Figure 1. Amplifier output and disconnected speaker.

Amplifiers fed from a single-rail supply hold their output at 1/2 supply when quiet. If the speaker was connected directly to the amplifier output there would be a DC current flowing through it continuously, heating it up and biasing the cone off centre. It would have limited travel in that direction and, so, would clip and distort much earlier than it should.

By adding a de-coupling capacitor the DC is blocked but the AC can pass through.

If the amplifier is switched on without the speaker connected as shown in Figure 1 the left side of C1 will be pulled to V+/2. The right side will follow suit.

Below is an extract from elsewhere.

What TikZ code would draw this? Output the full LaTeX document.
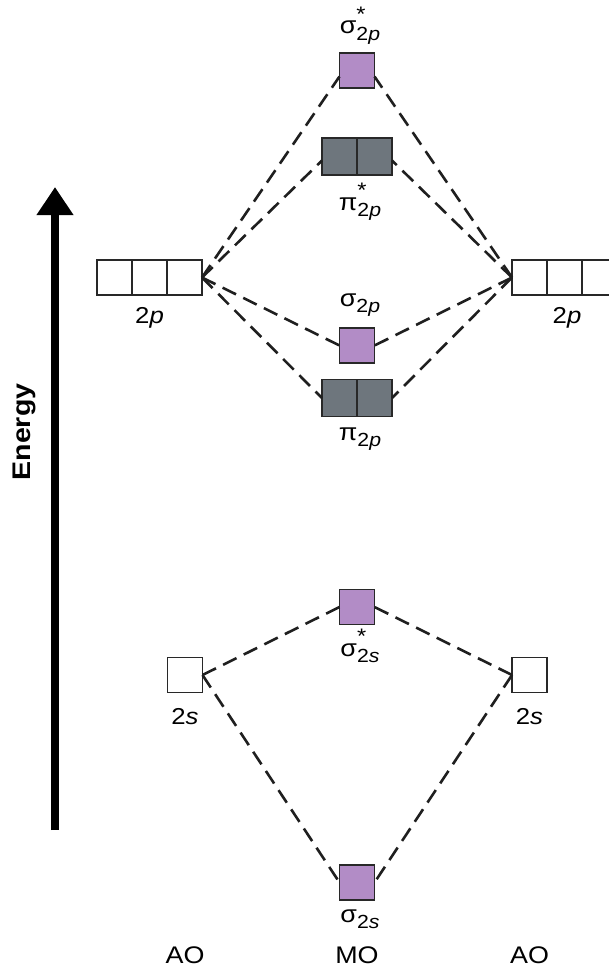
\documentclass[tikz,border=0pt]{standalone}
\usepackage{fontspec}
\setmainfont[FakeStretch=1.12]{Liberation Sans}
\usetikzlibrary{arrows.meta}
\newcommand{\mosub}[2]{{\fontsize{24}{24}\selectfont #1}\raisebox{-0.3em}{\fontsize{19}{19}\selectfont #2}}
\newcommand{\mostar}[2]{{\fontsize{24}{24}\selectfont #1}\rlap{\raisebox{0.56em}{\fontsize{21}{21}\selectfont *}}\raisebox{-0.3em}{\fontsize{19}{19}\selectfont #2}}
\definecolor{mopurple}{RGB}{178,140,198}
\definecolor{mogrey}{RGB}{110,118,125}
\definecolor{moedge}{RGB}{40,40,40}
\tikzset{
  orb/.style={draw=moedge, line width=1.5pt, minimum width=35pt, minimum height=35pt, inner sep=0pt, outer sep=0pt, fill=white},
  sorb/.style={orb, fill=mopurple},
  porb/.style={orb, fill=mogrey, minimum width=35pt, minimum height=37pt},
  lbl/.style={font=\fontsize{23}{23}\selectfont, inner sep=0pt, anchor=base},
  conn/.style={line width=2.6pt, dash pattern=on 15pt off 8pt, draw=black!88},
}
\begin{document}
\begin{tikzpicture}[x=1pt,y=-1pt]
\clip (0,0) rectangle (609,971);
\fill[white] (0,0) rectangle (609,971);
% Energy arrow
\coordinate (eb) at (55,830);
\coordinate (et) at (55,187);
\draw[line width=8pt, -{Triangle[width=35pt,length=28pt]}] (eb) -- (et);
\node[font=\bfseries\fontsize{25.5}{25.5}\selectfont, rotate=90] (energy) at (24,432) {Energy};
% 2p atomic orbitals
\node[orb] (pl1) at (114.5,277.5) {};
\node[orb] (pl2) at (149.5,277.5) {};
\node[orb] (pl3) at (184.5,277.5) {};
\node[orb] (pr1) at (529.5,277.5) {};
\node[orb] (pr2) at (564.5,277.5) {};
\node[orb] (pr3) at (599.5,277.5) {};
\node[lbl] (pll) at (149.5,323) {2\textit{p}};
\node[lbl] (prl) at (567,323) {2\textit{p}};
% MO 2p
\node[sorb] (ss2p) at (357,70.5) {};
\node[porb] (ps2pa) at (339.5,156.5) {};
\node[porb] (ps2pb) at (374.5,156.5) {};
\node[sorb] (s2p) at (357,345.5) {};
\node[porb] (p2pa) at (339.5,398) {};
\node[porb] (p2pb) at (374.5,398) {};
\node[lbl] (ss2pl) at (360,34) {\mostar{σ}{2\textit{p}}};
\node[lbl] (ps2pl) at (360,210) {\mostar{π}{2\textit{p}}};
\node[lbl] (s2pl) at (360,306) {\mosub{σ}{2\textit{p}}};
\node[lbl] (p2pl) at (360,440) {\mosub{π}{2\textit{p}}};
% 2s
\node[orb] (sl) at (185,675) {};
\node[orb] (sr) at (529.5,675) {};
\node[lbl] (sll) at (185,724) {2\textit{s}};
\node[lbl] (srl) at (529.5,724) {2\textit{s}};
\node[sorb] (ss2s) at (357,607) {};
\node[sorb] (s2s) at (357,882.5) {};
\node[lbl] (ss2sl) at (360,656) {\mostar{σ}{2\textit{s}}};
\node[lbl] (s2sl) at (360,922) {\mosub{σ}{2\textit{s}}};
% bottom labels
\node[lbl, font=\fontsize{24}{24}\selectfont] (aol) at (185,963) {AO};
\node[lbl, font=\fontsize{24}{24}\selectfont] (mo) at (357,963) {MO};
\node[lbl, font=\fontsize{24}{24}\selectfont] (aor) at (529.5,963) {AO};
% connectors
\draw[conn] (pl3.east) -- ([yshift=-6pt]ss2p.west);
\draw[conn] (pl3.east) -- ([yshift=-4pt]ps2pa.west);
\draw[conn] (pl3.east) -- (s2p.west);
\draw[conn] (pl3.east) -- (p2pa.west);
\draw[conn] (pr1.west) -- ([yshift=-6pt]ss2p.east);
\draw[conn] (pr1.west) -- ([yshift=-4pt]ps2pb.east);
\draw[conn] (pr1.west) -- (s2p.east);
\draw[conn] (pr1.west) -- (p2pb.east);
\draw[conn] (sl.east) -- (ss2s.west);
\draw[conn] (sl.east) -- (s2s.west);
\draw[conn] (sr.west) -- (ss2s.east);
\draw[conn] (sr.west) -- (s2s.east);
\end{tikzpicture}
\end{document}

When the speaker is plugged in a current will flow to ground until the right side reaches zero volts.

A similar result will occur when plugging an audio source into a device with a DC blocking capacitor on the input.

Note also that if the devices are disconnected while powered up the capacitor may discharge back to power-up conditions due to capacitor leakage or PCB leakage.


schematic

simulate this circuit

Figure 2. Adding a discharge resistor.

As noted in the comments, we can add a discharge resistor to the circuit so that after some delay the right side of C1 has fallen to 0 V. Since this resistor will provide additional loading to the circuit we don't want to make it any lower than necessary.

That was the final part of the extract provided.